Adjacent to Los Angeles, Burbank may best be known as a home for Hollywood studios. Yet it treasures its small-town feel and strong sense of community. When Elaine visits the Bell Cottage store to browse for Brighton accessories, she meets Theresa Hanna, who owns the neighborhood gem and runs it with her daughters Lauren and Haley. Theresa often participates in local philanthropic efforts and immediately starts thinking of ways Bell Cottage can be involved with Elaine’s program.

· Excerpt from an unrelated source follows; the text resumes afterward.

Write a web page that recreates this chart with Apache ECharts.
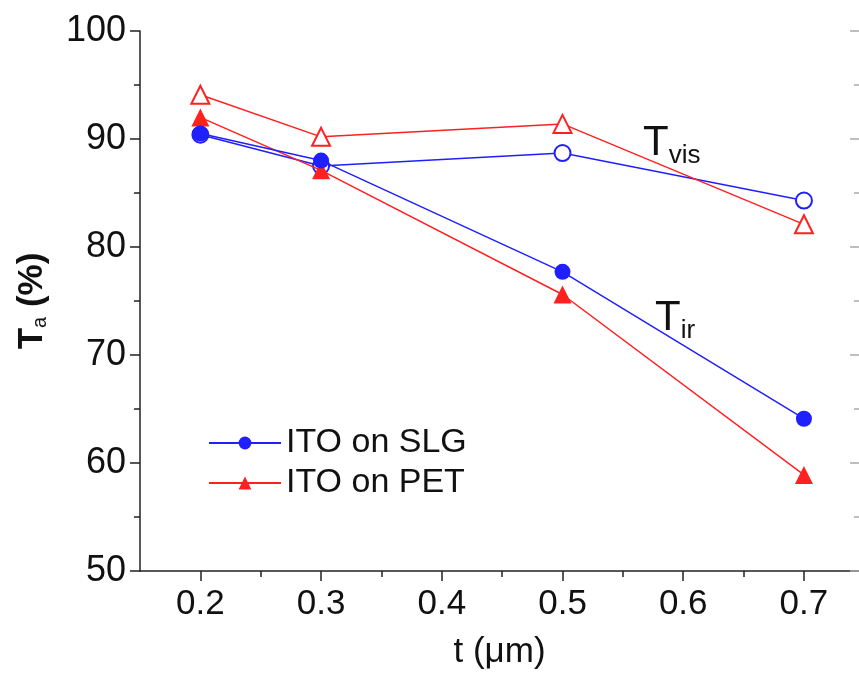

Each holiday season, Bike Angels displays its restored bikes at a ceremony on the steps of Burbank city hall. Last year, a dentist walks by and asks Elaine about the event. He hasn’t heard of Bike Angels before. After chatting with Elaine for a few minutes, he pulls out two $100 bills and hands them to her, stunning her speechless. When she later tracks him down to thank him properly, his receptionist simply smiles knowingly. “That’s just like him,” she says. “He is always doing that.”
Funds from “angels” like him make it possible to buy supplies and replacement parts, which cost about $30 per vehicle. Then a wonderful magic happens with the volunteers who restore the bikes. “There is an old saying that ‘Volunteers are seldom paid, not because they are worthless, but because they are priceless,’” says Elaine. “Bike Angels is blessed to have dozens of ‘priceless’ volunteers who prove that saying to be oh, so true!”
Each bike is not only lovingly restored but is carefully paired with a specific kid. In one instance, an older couple arrives with a pair of matched “his and hers” Schwinns in immaculate condition. They explain that they bought the bikes new when they were married in 1969, and have enjoyed them all these years. Since they’re no longer riding the bikes, they want them to go for a good cause. Smitten by this sweet couple and their obvious affection for their bikes, the Bike Angels place the bikes with a perfect family where they can be kept together and cherished for their special history.
From an initial group of three of Elaine’s colleagues -- Kreigh Hampel, Ferris Kawar and Jorge Martinez – more than fifty volunteers now donate their time on weekends and evenings to work on bikes. It has become a fun family activity and a chance for parents to demonstrate to their kids the joy of giving back to their community. Jorge Martinez participates with all four generations of his family, from his 93-year-old mother to his 10-year-old granddaughter. Burbank Mayor Dave Golonski marvels at the “contagious” idea. “There’s more spontaneous joining than any program I’ve seen,” he says. “Inviting a friend out for a day turns into a long-term commitment.”
New volunteers quickly appreciate the enthusiastic team spirit of the program, as members celebrate each other for completing a restored bike. Volunteers bring in homemade breads and soups for “repair parties.” They particularly enjoy Leticia’s Famous Cookies, the irresistible treats baked by Elaine’s girlfriend, Leticia Morales. One volunteer, Rick Baza, is restoring a bike on his birthday when his wife and two kids arrive to surprise him. They bring a birthday cake big enough for everyone to share. Elaine, who never had kids of her own, truly creates her family through Bike Angels.
When kids come to pick up their beautiful bikes, Elaine basks in their excitement and joy at receiving these prized possessions. She thinks back to her own inability to ride. “The Lord works in mysterious ways,” she says. “I believe there was a good reason for me to have this experience. Perhaps it was to inspire me to restore bikes for kids who can ride and want to ride, but whose families cannot afford the bikes.” Perhaps Bike Angels was meant to be.